Exactly as written, set down the lines from the top of the entries through the line bearing "from matplotlib.lines import Line2D", with every picture left out.

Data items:
>>>

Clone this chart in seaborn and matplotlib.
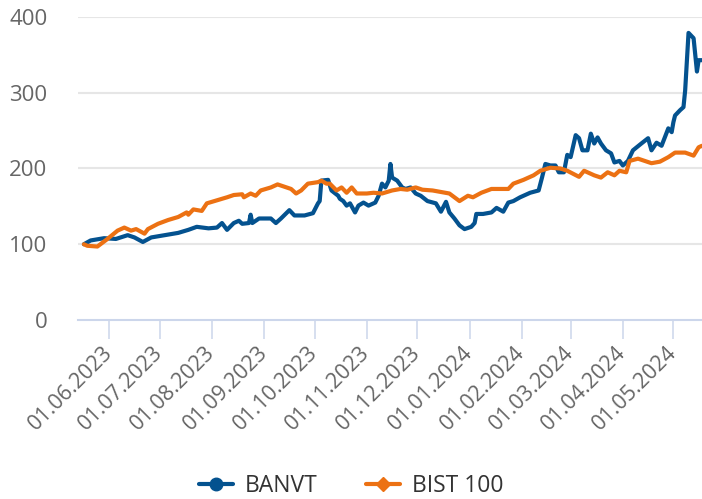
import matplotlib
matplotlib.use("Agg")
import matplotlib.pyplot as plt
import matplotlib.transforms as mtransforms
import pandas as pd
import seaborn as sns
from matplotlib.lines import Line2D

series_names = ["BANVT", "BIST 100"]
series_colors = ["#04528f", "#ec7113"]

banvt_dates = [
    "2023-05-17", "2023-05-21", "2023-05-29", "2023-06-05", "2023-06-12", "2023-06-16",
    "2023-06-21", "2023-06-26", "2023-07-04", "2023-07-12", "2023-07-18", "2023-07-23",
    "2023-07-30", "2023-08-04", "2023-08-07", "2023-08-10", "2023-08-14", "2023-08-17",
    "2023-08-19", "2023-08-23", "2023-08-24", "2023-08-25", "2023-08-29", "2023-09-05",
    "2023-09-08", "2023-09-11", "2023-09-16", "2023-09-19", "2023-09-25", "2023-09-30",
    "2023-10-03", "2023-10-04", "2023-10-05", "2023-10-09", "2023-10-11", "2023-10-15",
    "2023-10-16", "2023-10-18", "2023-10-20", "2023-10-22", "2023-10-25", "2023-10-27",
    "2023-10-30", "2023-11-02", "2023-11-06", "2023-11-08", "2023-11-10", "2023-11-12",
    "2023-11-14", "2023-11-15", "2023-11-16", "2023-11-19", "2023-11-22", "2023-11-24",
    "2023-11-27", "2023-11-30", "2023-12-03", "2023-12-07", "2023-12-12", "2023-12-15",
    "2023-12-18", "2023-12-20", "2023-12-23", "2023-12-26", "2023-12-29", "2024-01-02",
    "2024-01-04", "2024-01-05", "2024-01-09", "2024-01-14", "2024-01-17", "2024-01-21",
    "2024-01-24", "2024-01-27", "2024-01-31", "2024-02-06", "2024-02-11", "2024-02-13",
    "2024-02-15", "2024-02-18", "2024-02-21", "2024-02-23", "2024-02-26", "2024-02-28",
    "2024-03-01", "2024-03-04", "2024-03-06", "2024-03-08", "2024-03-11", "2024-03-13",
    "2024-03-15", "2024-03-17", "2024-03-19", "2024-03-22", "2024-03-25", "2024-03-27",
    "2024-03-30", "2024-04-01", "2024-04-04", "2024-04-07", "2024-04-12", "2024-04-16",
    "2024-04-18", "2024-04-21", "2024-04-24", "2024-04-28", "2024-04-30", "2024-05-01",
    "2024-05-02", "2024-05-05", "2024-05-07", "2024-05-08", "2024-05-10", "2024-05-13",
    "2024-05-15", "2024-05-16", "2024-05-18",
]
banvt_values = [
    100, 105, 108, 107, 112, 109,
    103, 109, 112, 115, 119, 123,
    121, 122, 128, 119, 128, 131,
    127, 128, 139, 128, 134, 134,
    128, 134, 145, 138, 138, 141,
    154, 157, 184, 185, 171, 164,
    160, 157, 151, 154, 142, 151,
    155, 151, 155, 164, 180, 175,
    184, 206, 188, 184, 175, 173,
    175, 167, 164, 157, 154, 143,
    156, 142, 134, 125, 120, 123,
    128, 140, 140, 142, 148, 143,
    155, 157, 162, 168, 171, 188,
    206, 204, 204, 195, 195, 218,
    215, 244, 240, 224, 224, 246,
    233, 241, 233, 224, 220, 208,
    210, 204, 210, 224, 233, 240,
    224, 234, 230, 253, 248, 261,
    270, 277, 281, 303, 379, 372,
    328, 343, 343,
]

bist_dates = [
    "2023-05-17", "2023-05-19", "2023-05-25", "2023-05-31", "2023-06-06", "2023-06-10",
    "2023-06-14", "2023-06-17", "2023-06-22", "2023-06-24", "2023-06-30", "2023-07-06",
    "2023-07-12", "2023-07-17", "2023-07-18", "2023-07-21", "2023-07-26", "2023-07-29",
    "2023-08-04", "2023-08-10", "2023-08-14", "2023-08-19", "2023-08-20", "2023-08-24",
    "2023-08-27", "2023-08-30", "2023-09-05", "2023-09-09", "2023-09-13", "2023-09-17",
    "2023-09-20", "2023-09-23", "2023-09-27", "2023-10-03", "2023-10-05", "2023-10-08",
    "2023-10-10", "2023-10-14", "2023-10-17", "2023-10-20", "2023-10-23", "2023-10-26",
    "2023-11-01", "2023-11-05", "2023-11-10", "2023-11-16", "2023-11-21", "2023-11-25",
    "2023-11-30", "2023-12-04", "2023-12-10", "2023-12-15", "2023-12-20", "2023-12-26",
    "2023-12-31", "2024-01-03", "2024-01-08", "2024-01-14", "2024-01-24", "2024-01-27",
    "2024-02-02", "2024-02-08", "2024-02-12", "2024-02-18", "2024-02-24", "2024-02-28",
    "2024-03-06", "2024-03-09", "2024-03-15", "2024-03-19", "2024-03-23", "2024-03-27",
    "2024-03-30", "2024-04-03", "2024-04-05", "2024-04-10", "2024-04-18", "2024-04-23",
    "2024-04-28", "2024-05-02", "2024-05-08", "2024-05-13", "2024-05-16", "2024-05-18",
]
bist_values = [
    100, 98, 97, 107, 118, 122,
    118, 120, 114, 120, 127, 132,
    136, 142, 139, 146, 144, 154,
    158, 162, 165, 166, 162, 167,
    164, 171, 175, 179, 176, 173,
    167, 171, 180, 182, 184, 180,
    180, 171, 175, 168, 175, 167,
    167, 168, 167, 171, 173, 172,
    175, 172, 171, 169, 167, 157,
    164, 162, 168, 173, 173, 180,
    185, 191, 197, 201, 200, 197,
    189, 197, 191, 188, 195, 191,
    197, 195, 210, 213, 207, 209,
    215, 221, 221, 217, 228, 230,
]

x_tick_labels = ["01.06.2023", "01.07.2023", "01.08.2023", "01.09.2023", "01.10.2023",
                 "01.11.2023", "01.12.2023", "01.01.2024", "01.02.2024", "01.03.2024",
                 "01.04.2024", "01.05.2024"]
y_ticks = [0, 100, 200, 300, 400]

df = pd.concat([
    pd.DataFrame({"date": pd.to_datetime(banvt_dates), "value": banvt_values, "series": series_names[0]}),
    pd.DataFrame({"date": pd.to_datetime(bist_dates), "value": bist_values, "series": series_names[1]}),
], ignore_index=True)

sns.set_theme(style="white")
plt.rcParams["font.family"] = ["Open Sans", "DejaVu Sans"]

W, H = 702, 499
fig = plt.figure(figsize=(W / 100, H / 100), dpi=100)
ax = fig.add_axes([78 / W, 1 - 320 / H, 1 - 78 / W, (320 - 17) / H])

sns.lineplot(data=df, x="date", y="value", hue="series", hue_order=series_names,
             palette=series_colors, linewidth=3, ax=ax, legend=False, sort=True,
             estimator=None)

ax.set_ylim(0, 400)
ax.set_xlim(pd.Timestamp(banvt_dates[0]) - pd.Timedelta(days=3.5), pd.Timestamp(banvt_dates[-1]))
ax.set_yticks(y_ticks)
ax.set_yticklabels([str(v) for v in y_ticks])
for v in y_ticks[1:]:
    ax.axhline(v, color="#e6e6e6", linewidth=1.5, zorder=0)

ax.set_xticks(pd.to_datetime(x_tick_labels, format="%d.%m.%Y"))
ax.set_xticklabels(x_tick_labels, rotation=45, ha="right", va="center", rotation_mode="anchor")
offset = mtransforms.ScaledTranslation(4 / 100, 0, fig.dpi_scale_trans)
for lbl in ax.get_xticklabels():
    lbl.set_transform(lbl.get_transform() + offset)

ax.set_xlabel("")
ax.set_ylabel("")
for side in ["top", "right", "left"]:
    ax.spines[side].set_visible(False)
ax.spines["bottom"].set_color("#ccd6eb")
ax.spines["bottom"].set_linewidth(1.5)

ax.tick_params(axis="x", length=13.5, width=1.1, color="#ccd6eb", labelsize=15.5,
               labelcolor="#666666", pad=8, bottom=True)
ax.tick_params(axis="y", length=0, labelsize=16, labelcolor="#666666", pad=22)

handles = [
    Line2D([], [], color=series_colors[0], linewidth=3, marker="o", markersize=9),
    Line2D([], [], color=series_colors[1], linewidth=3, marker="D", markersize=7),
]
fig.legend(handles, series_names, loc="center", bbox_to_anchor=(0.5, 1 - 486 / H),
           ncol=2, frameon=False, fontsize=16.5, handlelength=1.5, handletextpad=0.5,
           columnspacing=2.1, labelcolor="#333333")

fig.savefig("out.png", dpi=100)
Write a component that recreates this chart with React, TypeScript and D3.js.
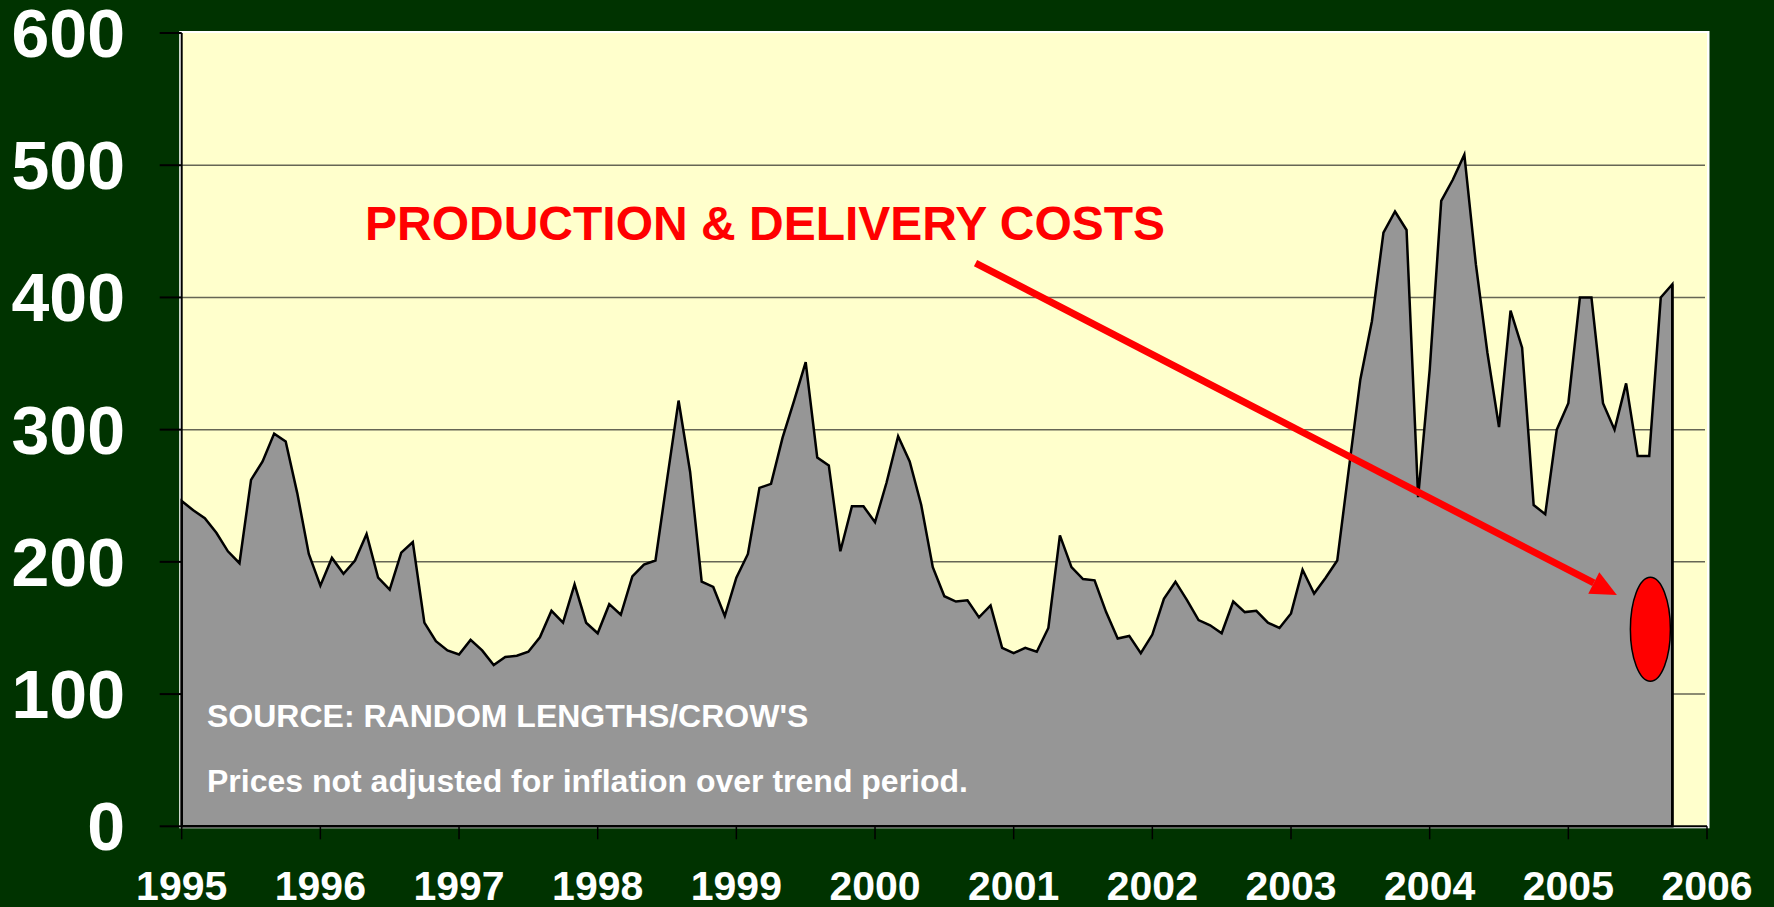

<<<

_Reply to the task:_
Clone this chart in seaborn and matplotlib.
import matplotlib
matplotlib.use("Agg")
import matplotlib.pyplot as plt
import matplotlib.transforms as mtransforms
import pandas as pd
import seaborn as sns
from matplotlib.lines import Line2D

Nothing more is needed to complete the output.